The list of characters was endless. A guy called Les who was a softly spoken almost teetotal churchgoer. Married to a vicar’s daughter, he arrived in Bournemouth via Brixton and Jamaica, with a backstory that was subject to much speculation, but very little real facts. Short and square-shaped he would occasionally tease us with the odd tale of him sparring Nigel Benn in a South London gym. We were later able to deduce that Les had indeed fought 33 times as a professional boxer, even appearing at the fabled Cesars Palace… albeit in Southend.

I once saw him take a catch so otherworldly that had it happened on television it would be repeated endlessly. Crouching at short leg as a raw-boned South African unwound corkscrew-like and larruped one straight off the middle directly at his head. Mortals would have ducked, flinched, put their affairs in order; but Les just stood there motionless, except for his hands wrapped nonchalantly around the missile.

I guess when you are used to the ‘Dark Destroyer’ taking aim at you, a cricket ball can hold few fears. But that champagne moment aside, his bowling was slow and erratic; his batting rarely yielding many runs either. 
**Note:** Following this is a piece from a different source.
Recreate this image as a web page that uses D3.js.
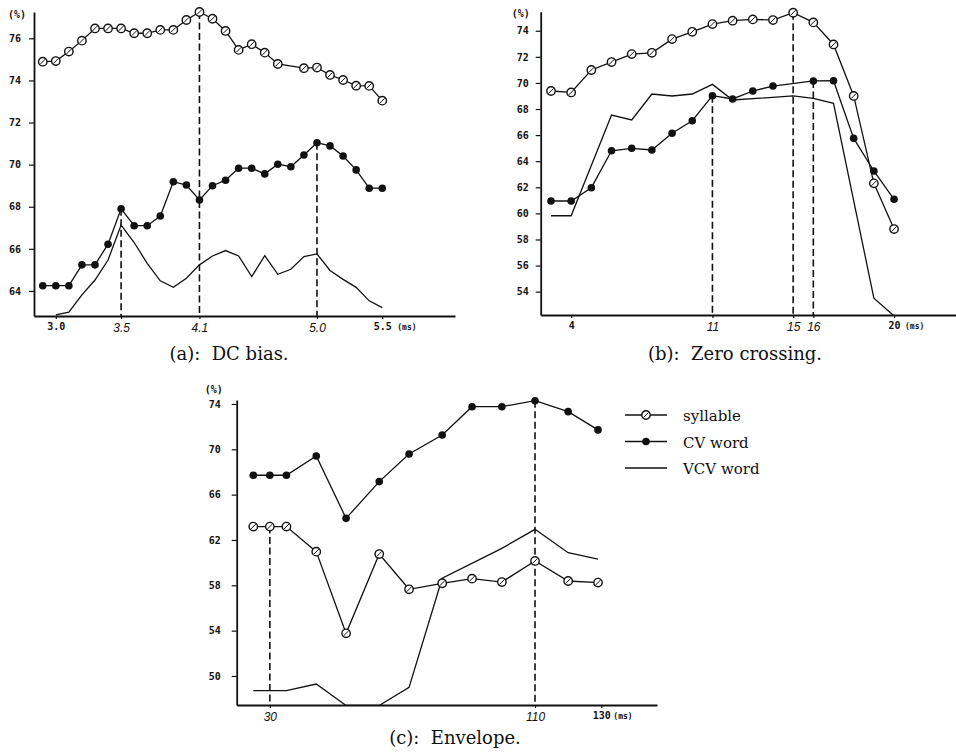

And then there was Steve. A left- armer with a beautiful action he was known throughout local cricket as ‘Psycho’. He had been the scourge of youth cricket, representing the county but the pace he possessed as a 14-year-old never increased. He was a dead-ringer for the archetypal ‘angry fast bowler’ and that was undoubtedly his image of himself, yet now in his mid-30s, he was little more than medium pace.
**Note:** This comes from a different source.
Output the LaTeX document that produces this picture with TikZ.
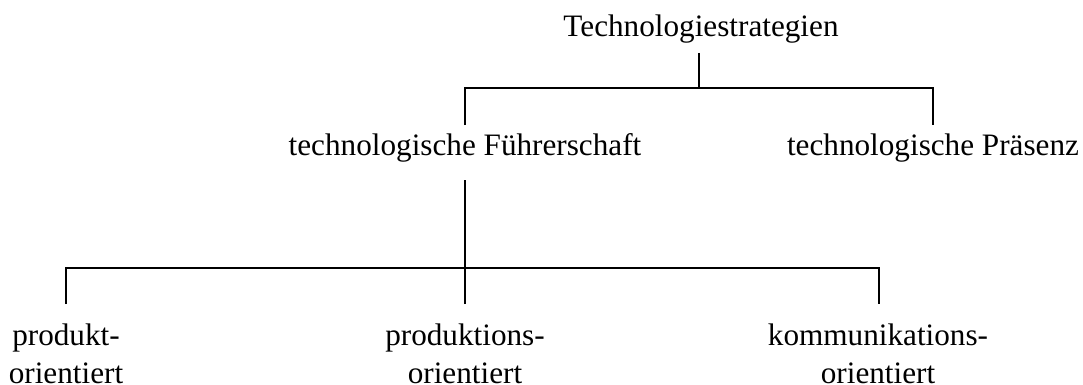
\documentclass[tikz,border=0pt]{standalone}
\usepackage{fontspec}
\setmainfont{Liberation Serif}
\begin{document}
\begin{tikzpicture}[x=1pt,y=-1pt,
  conn/.style={line width=1.4pt, black},
  lbl/.style={inner sep=0pt, outer sep=0pt, font=\fontsize{31.2}{38}\selectfont, align=center}]
\useasboundingbox[fill=white] (0,0) rectangle (1083,385);
% nodes
\node[lbl, anchor=base] (top) at (701,37) {Technologiestrategien};
\node[lbl, anchor=base] (fs) at (465,155) {technologische Führerschaft};
\node[lbl, anchor=base] (pr) at (933,155) {technologische Präsenz};
\node[lbl, anchor=base] (p1) at (66,383) {produkt-\\orientiert};
\node[lbl, anchor=base] (p2) at (465,383) {produktions-\\orientiert};
\node[lbl, anchor=base] (p3) at (878,383) {kommunikations-\\orientiert};
% junction coordinates
\coordinate (j1) at (699,88);
\coordinate (j2) at (465,268);
% connectors
\draw[conn] (top.base -| j1) ++(0,16) -- (j1);
\draw[conn] (fs.base) ++(0,-30) |- (j1) -| ([yshift=30pt]pr.base);
\draw[conn] (fs.base) ++(0,25) -- (j2);
\draw[conn] (p1.base) ++(0,-79) |- (j2) -| ([yshift=79pt]p3.base -| 879,0);
\draw[conn] (p2.base) ++(0,-79) -- (j2);
\end{tikzpicture}
\end{document}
Against weaker teams, he would dominate and take hatfuls of wickets. His strategy was to continually pitch the ball on the same sixpence, but good batsman would spend a couple of overs patiently working him out, and then would lean onto the front-foot and drive the spirit out of him. This would usually be met with DEFCON levels of swearing and on a couple of occasions with him swinging his boot at the non-striker’s stumps and sending them flying to all parts.
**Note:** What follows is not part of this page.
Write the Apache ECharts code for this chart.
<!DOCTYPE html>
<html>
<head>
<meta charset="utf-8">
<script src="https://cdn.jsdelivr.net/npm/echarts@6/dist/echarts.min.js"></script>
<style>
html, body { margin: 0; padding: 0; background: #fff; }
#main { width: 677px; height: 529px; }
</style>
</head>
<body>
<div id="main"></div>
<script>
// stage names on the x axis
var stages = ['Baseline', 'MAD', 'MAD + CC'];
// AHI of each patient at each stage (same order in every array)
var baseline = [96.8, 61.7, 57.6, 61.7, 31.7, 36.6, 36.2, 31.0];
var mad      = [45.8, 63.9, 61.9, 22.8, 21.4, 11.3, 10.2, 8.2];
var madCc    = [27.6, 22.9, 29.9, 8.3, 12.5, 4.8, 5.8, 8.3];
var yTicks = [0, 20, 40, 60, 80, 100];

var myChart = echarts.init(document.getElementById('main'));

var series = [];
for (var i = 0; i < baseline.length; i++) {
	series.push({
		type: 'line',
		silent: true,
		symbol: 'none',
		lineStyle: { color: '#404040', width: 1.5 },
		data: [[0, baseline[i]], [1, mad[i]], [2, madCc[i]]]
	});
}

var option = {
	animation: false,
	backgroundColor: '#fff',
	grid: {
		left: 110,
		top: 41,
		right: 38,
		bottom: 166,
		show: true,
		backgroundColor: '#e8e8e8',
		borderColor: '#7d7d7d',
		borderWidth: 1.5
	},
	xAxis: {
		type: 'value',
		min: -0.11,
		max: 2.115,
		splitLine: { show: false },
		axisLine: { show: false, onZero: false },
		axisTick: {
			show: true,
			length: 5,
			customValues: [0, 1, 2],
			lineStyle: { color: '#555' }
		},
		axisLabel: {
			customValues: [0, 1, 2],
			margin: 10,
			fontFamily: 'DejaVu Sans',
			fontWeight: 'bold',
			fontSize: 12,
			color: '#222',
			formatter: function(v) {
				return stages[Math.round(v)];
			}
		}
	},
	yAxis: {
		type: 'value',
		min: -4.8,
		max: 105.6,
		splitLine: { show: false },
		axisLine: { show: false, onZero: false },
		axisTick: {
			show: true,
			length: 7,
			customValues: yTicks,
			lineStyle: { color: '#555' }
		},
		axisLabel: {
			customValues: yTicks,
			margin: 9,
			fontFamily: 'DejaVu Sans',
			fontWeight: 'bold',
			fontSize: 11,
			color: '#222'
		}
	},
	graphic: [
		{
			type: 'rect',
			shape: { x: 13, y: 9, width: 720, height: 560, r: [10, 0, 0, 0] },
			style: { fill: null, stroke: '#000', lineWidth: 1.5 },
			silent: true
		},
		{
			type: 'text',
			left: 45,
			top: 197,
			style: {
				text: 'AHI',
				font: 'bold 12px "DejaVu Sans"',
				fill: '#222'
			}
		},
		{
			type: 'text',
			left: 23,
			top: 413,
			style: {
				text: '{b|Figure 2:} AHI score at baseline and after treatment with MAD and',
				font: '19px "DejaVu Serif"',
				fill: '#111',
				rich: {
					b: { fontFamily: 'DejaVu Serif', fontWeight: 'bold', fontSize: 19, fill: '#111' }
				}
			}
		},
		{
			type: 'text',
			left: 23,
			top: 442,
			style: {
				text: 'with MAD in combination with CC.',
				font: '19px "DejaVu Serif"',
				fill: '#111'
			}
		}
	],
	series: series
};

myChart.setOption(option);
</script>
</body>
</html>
Physically he looked like a clone of the deranged Liverpool football supporter played by Robert Carlyle in the Cracker TV series, starring Robbie Coltrane. His all-time low was climbing out of the car, dropping his trousers, and mooning a long, stationary queue of bank holiday traffic just outside of Corfe Castle. Directly behind his behind was an occasional player called Neil and his traumatised wife.

Neil only played a handful of games over a few years. With a bald head and round glasses, he was mild-mannered and well-adjusted, thus completely unsuited to being a civilian in an army of misfits. Not surprisingly I think this was the last time we saw him.

These tangled reminiscences could in all likelihood go on forever. The beauty of those distant days and club cricket, in general, is how it can bring so many disparate personalities and age groups together. People you would never know or meet, let alone socialise with, suddenly thrown together in a willow-lined petri-dish. It is the game after all that unites them.

Ray Liotta summed it up best in Goodfellas when he looked back on his old life and lamented “What a time it was” – it does seem that way now. And like Liotta’s character Henry Hill at the end of the same movie we are now left to live the rest of our lives “like an average snook.”

Weekends spent trundling around garden centres rather than chasing the peerless glory of the Dorset County Division Six Championship.